Straight-line winds leave mark on Lockhart


By Miles Smith

LPR Editor

No tornadoes were reported in Lockhart or other areas of Caldwell County when a major storm system moved through the area on Sunday night, but straight-line winds estimated between 70 and 80 mph caused plenty of damage to structures, trees and utilities in the area, according to reports from various city and county officials.

Damage was reported to overhead doors at Fashion Glass and Mirror, to an awning at a gas station in Maxwell, to a shade structure at the Jason K. Lafleur Soccer Complex and at the Lockhart City Cemetery, which City Manager Steve Lewis said sustained downed trees and limbs.

The canopy of Lockhart’s Exxon station on US 183 was also destroyed by straight-line winds Sunday night.

Captain John Roescher with the Lockhart Police Department said Lockhart firefighters were called to the scene to assist with removing occupants after the awning fell in a way that barricaded the door. No injuries were reported.

The store remains closed until further notice.

The spectacle was first documented on social media by many area shutterbugs who stopped to capture mobile phone images.

“I live just up the road,” said Lockhart resident Greg Black, who had dismounted his motorcycle Monday morning to snap some photos of the damage to the gas station. “I’m not out looking for damage, but I’d heard about this.”
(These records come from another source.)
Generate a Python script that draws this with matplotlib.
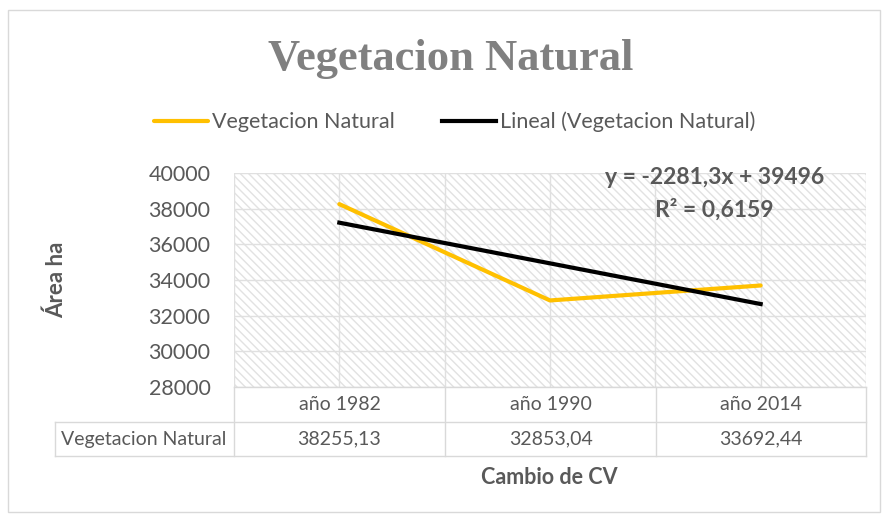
import numpy as np
import matplotlib.pyplot as plt
from matplotlib.patches import Rectangle

# data
years = ['año 1982', 'año 1990', 'año 2014']
area = [38255.13, 32853.04, 33692.44]
area_txt = ['38255,13', '32853,04', '33692,44']
yticks = [28000, 30000, 32000, 34000, 36000, 38000, 40000]

W, H = 883, 516
plt.rcParams['font.family'] = ['Lato', 'DejaVu Sans']
plt.rcParams['hatch.linewidth'] = 1.0
plt.rcParams['hatch.color'] = '#dddddd'

fig = plt.figure(figsize=(W / 100, H / 100), dpi=100)

def fx(px):
    return px / W

def fy(py):
    return 1 - py / H

# outer border
fig.add_artist(Rectangle((fx(8), fy(512)), fx(872), 502 / H, transform=fig.transFigure,
                         fill=False, edgecolor='#d9d9d9', lw=1))

L, R, T, B = 234, 866, 173, 387
ax = fig.add_axes([fx(L), fy(B), fx(R - L), (B - T) / H])
x = np.arange(1, len(area) + 1)
ax.set_xlim(0.5, len(area) + 0.5)
ax.set_ylim(28000, 40000)

ax.add_patch(Rectangle((0, 0), 1, 1, transform=ax.transAxes, facecolor='white',
                       hatch='\\\\\\\\', edgecolor='#e2e2e2', lw=0, zorder=0))
for yv in yticks:
    ax.axhline(yv, color='#e0e0e0', lw=1, zorder=1)
for xv in np.arange(0.5, len(area) + 0.6, 0.5):
    ax.axvline(xv, color='#e0e0e0', lw=1, zorder=1)

ax.plot(x, area, color='#FFC000', lw=3, solid_capstyle='round', zorder=3,
        label='Vegetacion Natural')
b1, b0 = np.polyfit(x, area, 1)
ax.plot(x, b0 + b1 * x, color='black', lw=3, zorder=4,
        label='Lineal (Vegetacion Natural)')
r2 = np.corrcoef(x, area)[0, 1] ** 2

for s in ax.spines.values():
    s.set_visible(False)
ax.set_xticks([])
ax.set_yticks(yticks)
ax.set_yticklabels([str(v) for v in yticks], fontsize=15.5, color='#595959')
ax.tick_params(axis='y', length=0, pad=17)

eq = ('y = %.1fx + %d' % (b1, round(b0))).replace('.', ',')
fig.text(fx(715), fy(178), eq, ha='center', va='center', fontsize=16.5,
         fontweight='bold', color='#595959')
fig.text(fx(714), fy(210), 'R² = %s' % ('%.4f' % r2).replace('.', ','),
         ha='center', va='center', fontsize=16.5, fontweight='bold', color='#595959')

# data table under the axis
gc = '#d9d9d9'
cols = [234, 445, 656, 866]
r0, r1, r2b = 387, 422, 456
for c in cols:
    fig.add_artist(plt.Line2D([fx(c), fx(c)], [fy(r0), fy(r2b)], color=gc, lw=1))
fig.add_artist(plt.Line2D([fx(55), fx(55)], [fy(r1), fy(r2b)], color=gc, lw=1))
fig.add_artist(plt.Line2D([fx(234), fx(866)], [fy(r0), fy(r0)], color=gc, lw=1))
for r in [r1, r2b]:
    fig.add_artist(plt.Line2D([fx(55), fx(866)], [fy(r), fy(r)], color=gc, lw=1))
for i, (yr, v) in enumerate(zip(years, area_txt)):
    cx = (cols[i] + cols[i + 1]) / 2
    fig.text(fx(cx), fy(405), yr, ha='center', va='center', fontsize=14, color='#595959')
    fig.text(fx(cx), fy(439), v, ha='center', va='center', fontsize=14, color='#595959')
fig.text(fx(144), fy(439), 'Vegetacion Natural', ha='center', va='center',
         fontsize=14, color='#595959')

# labels and title
fig.text(fx(56), fy(280), 'Área ha', rotation=90, ha='center', va='center',
         fontsize=16, fontweight='bold', color='#595959')
fig.text(fx(549), fy(477), 'Cambio de CV', ha='center', va='center',
         fontsize=15.5, fontweight='bold', color='#595959')
fig.text(fx(451), fy(70), 'Vegetacion Natural', ha='center', va='baseline',
         fontsize=32, fontweight='bold', color='#808080', family='Liberation Serif')

# legend
leg = fig.legend(loc='center', bbox_to_anchor=(fx(455), fy(122)), ncol=2, frameon=False,
                 fontsize=15.5, handlelength=2.5, handletextpad=0.2, columnspacing=2.2)
for t in leg.get_texts():
    t.set_color('#595959')

fig.savefig('out.png', dpi=100)
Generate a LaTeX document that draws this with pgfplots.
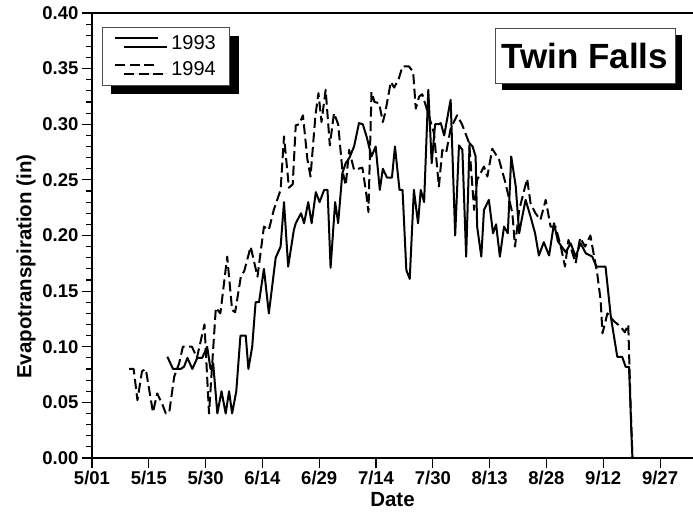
\documentclass[border=0pt]{standalone}
\usepackage{fontspec}
\setmainfont{Liberation Sans}
\usepackage{pgfplots}
\usepackage{pgfplotstable}
\pgfplotsset{compat=1.18}
\usetikzlibrary{shadows}

\pgfplotstableread{
d v
9.8 0.080
11.0 0.080
12.0 0.052
13.2 0.078
14.2 0.080
16.1 0.041
17.2 0.058
18.5 0.049
19.5 0.040
20.4 0.041
21.7 0.073
23.0 0.085
24.0 0.100
26.4 0.100
27.7 0.090
29.7 0.120
30.9 0.040
32.7 0.135
33.9 0.130
35.7 0.181
37.0 0.133
37.8 0.131
39.3 0.163
40.2 0.168
41.9 0.190
43.7 0.163
45.4 0.208
46.7 0.205
48.0 0.223
49.8 0.241
50.7 0.289
52.0 0.243
53.0 0.246
53.8 0.299
54.7 0.300
55.7 0.308
56.9 0.268
57.7 0.253
59.0 0.308
59.8 0.328
60.6 0.302
61.7 0.331
62.8 0.281
63.9 0.310
65.0 0.300
66.1 0.259
67.0 0.245
67.9 0.277
69.2 0.259
71.4 0.261
72.4 0.238
73.0 0.221
73.8 0.329
74.6 0.320
75.8 0.319
76.8 0.302
77.4 0.310
78.9 0.338
79.8 0.333
81.0 0.341
82.0 0.352
83.7 0.352
84.8 0.347
85.5 0.314
86.4 0.325
87.2 0.327
88.2 0.316
89.0 0.307
90.3 0.292
91.6 0.244
92.5 0.277
93.5 0.274
94.7 0.296
96.4 0.308
97.7 0.300
99.6 0.283
100.9 0.223
101.7 0.250
103.5 0.262
104.4 0.253
105.7 0.278
107.5 0.268
109.2 0.247
111.0 0.220
111.7 0.190
112.8 0.223
114.9 0.251
115.8 0.229
117.1 0.220
118.4 0.214
119.8 0.232
121.1 0.208
122.4 0.208
123.8 0.190
124.9 0.172
125.8 0.196
126.8 0.185
127.7 0.175
128.9 0.198
130.2 0.190
131.6 0.200
132.6 0.181
133.4 0.166
134.3 0.142
134.8 0.112
136.1 0.130
137.8 0.123
139.6 0.118
140.7 0.113
141.6 0.120
142.2 0.050
142.7 0.000
}\tblB

\pgfplotstableread{
d v
19.9 0.091
21.4 0.080
23.4 0.080
24.3 0.082
25.2 0.090
26.5 0.080
27.8 0.090
29.1 0.090
30.4 0.100
31.3 0.080
32.0 0.085
33.1 0.040
34.2 0.060
35.3 0.040
36.2 0.060
37.0 0.040
38.1 0.060
39.2 0.110
40.6 0.110
41.3 0.080
42.3 0.100
43.2 0.140
44.1 0.140
45.4 0.170
46.7 0.130
48.5 0.180
49.8 0.190
50.7 0.230
51.8 0.172
53.3 0.205
53.8 0.211
55.2 0.220
56.0 0.211
57.1 0.230
58.0 0.211
59.1 0.239
60.1 0.230
61.3 0.241
62.2 0.241
63.0 0.171
64.2 0.230
65.0 0.211
66.1 0.256
67.0 0.265
68.0 0.270
69.2 0.280
70.5 0.301
71.5 0.300
72.5 0.289
73.8 0.271
74.9 0.280
76.0 0.241
76.8 0.260
77.9 0.252
79.2 0.252
80.0 0.280
81.2 0.241
82.0 0.241
83.0 0.169
83.9 0.161
85.0 0.241
86.1 0.211
86.8 0.241
87.7 0.230
88.8 0.331
89.7 0.265
90.6 0.300
91.5 0.300
92.1 0.301
93.0 0.290
94.7 0.322
95.9 0.200
96.9 0.281
97.8 0.277
98.8 0.181
99.7 0.283
100.5 0.280
101.3 0.271
101.7 0.208
102.8 0.181
103.5 0.223
104.8 0.232
105.9 0.202
106.7 0.210
107.7 0.181
108.8 0.208
109.8 0.202
110.7 0.271
111.9 0.244
112.8 0.202
113.5 0.215
114.5 0.232
115.8 0.217
117.0 0.202
118.0 0.182
119.3 0.194
120.7 0.182
122.0 0.211
123.0 0.195
124.0 0.190
125.1 0.185
126.4 0.193
127.7 0.181
129.0 0.193
130.4 0.184
132.1 0.181
133.2 0.172
135.6 0.172
137.0 0.127
138.7 0.091
140.0 0.091
140.9 0.082
141.8 0.082
142.7 0.000
}\tblA

\begin{document}
\begin{tikzpicture}
\useasboundingbox (-92pt,-60pt) rectangle (601pt,458pt);
\begin{axis}[
  at={(0pt,0pt)}, anchor=south west,
  scale only axis, width=601pt, height=445pt,
  xmin=0, xmax=158.7, ymin=0, ymax=0.40,
  axis x line*=bottom, axis y line*=left,
  axis line style={line width=1.3pt},
  tick align=outside,
  major tick length=10pt, minor tick length=6pt,
  every tick/.style={black, line width=1.1pt},
  xtick={0,15,30,45,60,75,90,105,120,135,150},
  xticklabels={5/01,5/15,5/30,6/14,6/29,7/14,7/30,8/13,8/28,9/12,9/27},
  ytick={0,0.05,0.10,0.15,0.20,0.25,0.30,0.35,0.40},
  minor y tick num=4,
  /pgf/number format/assume math mode=true,
  y tick label style={/pgf/number format/.cd, fixed, fixed zerofill, precision=2},
  tick label style={font=\fontsize{18.5}{20}\selectfont\bfseries},
  xlabel={Date}, ylabel={Evapotranspiration (in)},
  label style={font=\fontsize{20.5}{22}\selectfont\bfseries},
  ylabel style={at={(ticklabel cs:0.43)}},
  legend style={at={(axis description cs:0.0166,0.9685)}, anchor=north west,
    draw=black!70, line width=0.6pt, fill=white,
    drop shadow={shadow xshift=9pt, shadow yshift=-9pt, fill=black, opacity=1},
    font=\fontsize{20}{22}\selectfont, legend cell align=left,
    inner xsep=12pt, inner ysep=6pt, row sep=7pt,
    /tikz/every odd column/.append style={column sep=10pt}},
  legend image code/.code={\draw[#1] (0pt,5pt) -- (43pt,5pt);},
]
\addplot[black, line width=2pt, line join=round] table[x=d,y=v] {\tblA};
\addlegendentry{1993}
\addplot[black, line width=2pt, line join=round, dash pattern=on 10pt off 4.5pt] table[x=d,y=v] {\tblB};
\addlegendentry{1994}
\draw[line width=1.3pt] (rel axis cs:0,1) -- (rel axis cs:1,1);
\node[draw=black!70, line width=0.6pt, fill=white,
  drop shadow={shadow xshift=7pt, shadow yshift=-7pt, fill=black, opacity=1},
  minimum width=180pt, minimum height=55pt,
  font=\fontsize{35}{40}\selectfont\bfseries]
  at (axis description cs:0.820,0.9045) {Twin Falls};
\end{axis}
\end{tikzpicture}
\end{document}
Reported rainfall was estimated at approximately two inches, but calls to local law enforcement were not in short supply on Sunday night.

Damages also included trees that were uprooted on numerous streets.

According to reports, a tree fell on a major electrical feeder line at San Jacinto Street and Magnolia Street, causing a Bluebonnet electrical line to catch fire.

Lewis said an estimated 2,500 Lockhart customers experienced a power outage at some point during or after the storm, but that all power had been restored by 3 a.m. Monday, except for power to five City of Lockhart customers who were still without power at 8 a.m.

By 4:15 p.m. Monday, that number had been reduced to three. Lewis said the customers still without power had damage to their property which caused their electrical lines to be pulled from the electric meter loop.

 “We had a large spike in calls when the power went out, concerning power outages, reports of sparks from wires and other related questions,” Roescher said. “Many residential and business alarms are triggered by outages. Most notable were two different calls concerning trees on fire at the apartments at 1320 Wilson St. and Prairie Lea and Church near the post office.”

Lockhart Fire Chief Randy Jenkins said the night’s calls included responding to a small structure fire on San Jacinto Street that occurred when the storm damaged the natural gas line behind a stove.

With Chisholm Trail Roundup festivities slated to begin in earnest on Thursday – including the parade on Saturday – Lewis said city staffers were out in force collecting debris.

Lewis said city staff was focusing on clearing debris from the city cemetery and the CTR parade route.

“Residents can stack debris out by the curb for collection,” Lewis said. “Debris should not be placed in the stret where it disrupts drainage, causes a traffic hazard, or where it could reduce traffic visibility at intersections. Currently there are nine city employees on a crew of five dump trucks and four back hoes assigned to collect the storm debris.”

Lewis said residents should contact city staff for assistance when needing to trim near power lines.

No flooding was reported at low water crossings or elsewhere in the county.

While rain chances are slim, windy weather is expected to continue throughout the week.

Carine Chalfoun, chief of Caldwell County Homeland Security and Emergency Management, said no official burn ban was in place at the moment, but urged county residents to get up to speed with TCEQ regulations before burning.

TCEQ regulations include no burning at wind speeds slower than 6 mph or faster than 23 mph.

“It’s a problem, because people think it’s a good idea to burn after a good rain,” Chalfoun said. “They need to notify the sheriff’s office if they are planning on doing a controlled burn.”